During planning and installation, the selected remote power category needs to be considered. Of course, the selected cabling products must meet the requirements, but this is less of a challenge. The average permitted DC current in any given cable bundle in the network installation determines the RP category – the higher this is, the greater the current that can be handled. Every time a PoE device is connected, compliance with the maximum permissible current must always be checked. With RP3, cabling is already configured during the planning phase so that all cables can transfer the maximum PoE current at the same time. This makes the system very safe.
Fast growth of PoE drivers
We expect that eventually, practically every contract will specify that RP3 category-compliant solutions are to be applied for newly built systems. The fast rise of smart buildings, smart city infrastructure, and all the IoT-related equipment that supports this, is a huge driver for PoE. We’re seeing fast-increasing consolidation of functionalities on a structured cabling backbone within buildings, and this will rapidly expand to encompass groups of buildings and networks.
The most recent type of PoE – 4PPoE – can supply up to 90W on each PoE port (with a minimum of 71W at the powered device). This allows support for devices such as laptops or TVs. Assurance that the cable bundle will not overheat is essential for RP3 compliance. Every cable in a bundle needs to fully support PoE at the highest level and every cable in that bundle must be able to carry that burden simultaneously. However, undue resistance unbalance will increase the RMS current of a cable and therefore invalidate the RP3 calculation and planning. The challenge for the planner is to ensure that the attenuation budget for data transmission can always be adhered to with RP3 cabling and that the permissible temperature in the cable is not exceeded. This can be achieved for example by adjusting the link lengths. The shorter the cable link, the lower the resistance, heating and attenuation losses during data transmission.

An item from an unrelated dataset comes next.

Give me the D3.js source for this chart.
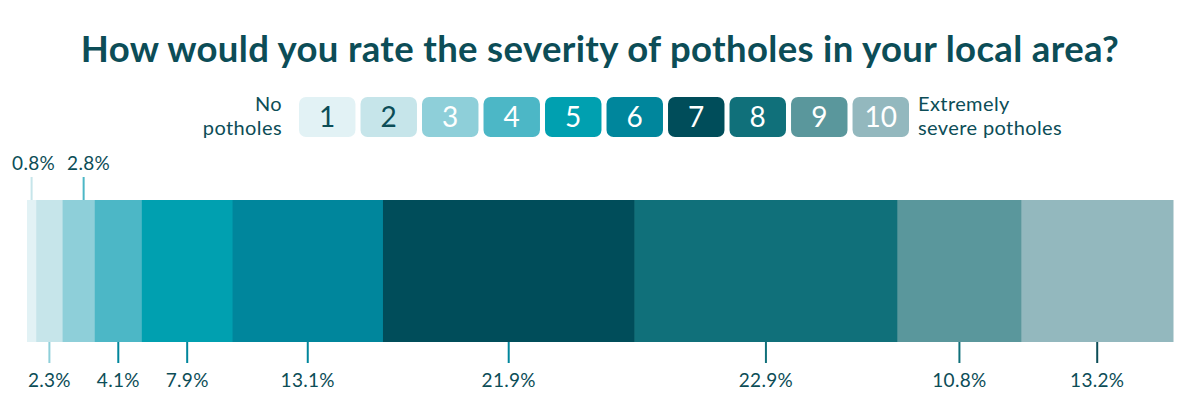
<!DOCTYPE html>
<html>
<head>
<meta charset="utf-8">
<script src="https://cdn.jsdelivr.net/npm/d3@7"></script>
<style>
  body { margin: 0; background: #fff; }
  svg { display: block; font-family: Lato, "Open Sans", sans-serif; }
</style>
</head>
<body>
<svg id="chart" width="1200" height="419"></svg>
<script>
'use strict';

const ratings = ['1', '2', '3', '4', '5', '6', '7', '8', '9', '10'];
const shares = [0.8, 2.3, 2.8, 4.1, 7.9, 13.1, 21.9, 22.9, 10.8, 13.2];
const labelsAbove = ['1', '3'];
const fills = ['#e2f2f5', '#c6e5ea', '#8ecfd9', '#4cb7c6', '#00a0b0', '#00869c', '#004d5a', '#10707a', '#5a979c', '#93b8be'];
const legendText = ['#0c4d57', '#0c4d57', '#fff', '#fff', '#fff', '#fff', '#fff', '#fff', '#fff', '#fff'];
const lineColors = ['#c6e5ea', '#8ecfd9', '#4cb7c6', '#00869c', '#00869c', '#00869c', '#00869c', '#10707a', '#10707a', '#0c4d57'];

const ink = '#0c4d57';
const svg = d3.select('#chart');

svg.append('text')
  .attr('x', 600).attr('y', 62)
  .attr('text-anchor', 'middle')
  .attr('font-size', 36.5).attr('font-weight', 700)
  .attr('letter-spacing', 0.35)
  .attr('fill', ink)
  .text('How would you rate the severity of potholes in your local area?');

// legend of rating boxes
const legendX = d3.scaleBand().domain(ratings).range([299, 909]).paddingInner(0.082);
const legend = svg.append('g');
const keys = legend.selectAll('g').data(ratings).join('g')
  .attr('transform', (d) => `translate(${legendX(d)},97)`);
keys.append('rect')
  .attr('width', legendX.bandwidth()).attr('height', 40)
  .attr('rx', 7)
  .attr('fill', (d, i) => fills[i]);
keys.append('text')
  .attr('x', legendX.bandwidth() / 2).attr('y', 30)
  .attr('text-anchor', 'middle')
  .attr('font-size', 28)
  .attr('fill', (d, i) => legendText[i])
  .text((d) => d);

const sideText = (x, anchor, lines) => {
  const t = svg.append('text').attr('text-anchor', anchor).attr('font-size', 20)
    .attr('letter-spacing', 0.4).attr('fill', ink);
  lines.forEach((s, i) => t.append('tspan').attr('x', x).attr('y', 111 + i * 24).text(s));
};
sideText(282, 'end', ['No', 'potholes']);
sideText(918, 'start', ['Extremely', 'severe potholes']);

// stacked bar
const total = d3.sum(shares);
const x = d3.scaleLinear().domain([0, total]).range([27, 1173]);
const starts = d3.cumsum([0].concat(shares)).slice(0, shares.length);
const rows = ratings.map((r, i) => ({ r, v: shares[i], s: starts[i], i }));

const barTop = 200;
const barBottom = 342;

svg.append('g').selectAll('rect').data(rows).join('rect')
  .attr('x', (d) => x(d.s))
  .attr('width', (d) => x(d.s + d.v) - x(d.s) + 0.5)
  .attr('y', barTop).attr('height', barBottom - barTop)
  .attr('fill', (d) => fills[d.i]);

const fmt = (v) => `${v.toFixed(1)}%`;
const mid = (d) => x(d.s + d.v / 2);

const above = rows.filter((d) => labelsAbove.includes(d.r));
const below = rows.filter((d) => !labelsAbove.includes(d.r));

// push crowded labels above the bar apart
const minGap = 55;
above.forEach((d, k) => {
  d.tx = k === 0 ? mid(d) + 2 : Math.max(mid(d), above[k - 1].tx + minGap);
  d.lx = k === 0 ? mid(d) : (mid(d) + d.tx) / 2;
});

const annot = svg.append('g');
annot.selectAll('line.up').data(above).join('line')
  .attr('x1', (d) => d.lx).attr('x2', (d) => d.lx)
  .attr('y1', 177).attr('y2', barTop)
  .attr('stroke', (d) => lineColors[d.i]).attr('stroke-width', 2);
annot.selectAll('text.up').data(above).join('text')
  .attr('x', (d) => d.tx).attr('y', 170)
  .attr('text-anchor', 'middle')
  .attr('font-size', 19).attr('letter-spacing', 0.3).attr('fill', ink)
  .text((d) => fmt(d.v));

annot.selectAll('line.down').data(below).join('line')
  .attr('x1', mid).attr('x2', mid)
  .attr('y1', barBottom).attr('y2', 363)
  .attr('stroke', (d) => lineColors[d.i]).attr('stroke-width', 2);
annot.selectAll('text.down').data(below).join('text')
  .attr('x', mid).attr('y', 387)
  .attr('text-anchor', 'middle')
  .attr('font-size', 19).attr('letter-spacing', 0.3).attr('fill', ink)
  .text((d) => fmt(d.v));
</script>
</body>
</html>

Avoiding resistance unbalance
Differences in resistance between wires in cable pairs are widespread in LAN cabling, which can have a negative effect on the delivery of PoE. Unbalanced resistance in a cable pair, or between cable pairs, may be caused by substandard cable and connector manufacturing, poor installation practices at the point of termination, or unreliable termination technology that degrades over time. In the worst case, unbalanced pairs can introduce signal transmission failure due to induced insertion loss in transceivers. The signal transformers of active equipment can easily be saturated by the DC current and fail to receive data sent along lines if the power is mismatched on that same pair.
Another issue (albeit less serious) is heating of cables and the Power Sourcing Equipment (PSE) which supply DC power and data connectivity. This can reduce equipment lifetimes, waste power, and lead to unreliable power provision. The thermal loads can only remain in check if resistance unbalance is minimised.
Fortunately, resistance unbalance testing verifies the deviation in resistance between each of the cores in a twisted pair. However, although ISO 11801-1 (184.108.40.206. Direct current resistance unbalance) defines maximum resistance unbalance figures, it specifies this element to be tested as optional. Testing offers insight into pair resistance unbalance, which expresses how much the DC resistances of the conductors of a pair differ from each other. Due to the critical nature of resistance unbalance in links requiring remote powering, this test may become mandatory in future editions of the standards.
Previously, the advice has always been to test the permanent link and then attach standards compliant patch cords. However, this may present problems for PoE, if cords and their connectors present resistance unbalance errors that are not tested as part of the complete channel. Therefore, we strongly recommend testing the complete channel in any system, with the patch cords in place. To use tested permanent links without surprises, one would need to choose specifically specified patch cords that have been designed to prevent resistance unbalance. For example, patch cords with IDC termination will ensure a reliable, low resistance wire termination over the entire service life of the cord. Fortunately, test equipment manufacturers are currently making it possible to test beyond the basic requirements of standards such as ISO/IEC 11801. Selected devices now provide options to test for additional parameters.
With PoE becoming increasingly widespread, supported by developments in systems convergence and ‘all over IP’, field testing is more important than ever. Resistance unbalance testing ensures installations support PoE without introducing data transmission issues or excess heat, making it vital to warranty agreements and avoiding costly equipment replacement and rework.
Future-proofing PoE today
We’ve seen installations with multiple panel lighting fixtures drawing over 70W each – if heat generation is not correctly managed, that brings vast issues. Previous PoE versions powered much smaller devices such as IoT sensors and actuators, so this was much less of an issue. Whereas many buildings don’t use PoE-powered lighting today, they will in the future, and to ensure that the network is capable of supporting that, you need to ensure Remote Power category RP 3 compliance today.
Although the standards were introduced in 2020: there’s still not enough market awareness regarding RP category compliance and people don’t always adhere to the specifications.
However, as more and more equipment is introduced that requires 4PPOE, networks incapable of supporting this will be scrutinised and installer contracts re-examined. If RP category compliance in line with EN 50174-2 and ISO/IEC 14763-2 hasn’t been respected, a vast amount of costly and time-consuming rework might be required. If you plan and install with compliance in mind, using suitable products, your cabling system will be able to meet the ever-higher PoE requirements of today and tomorrow.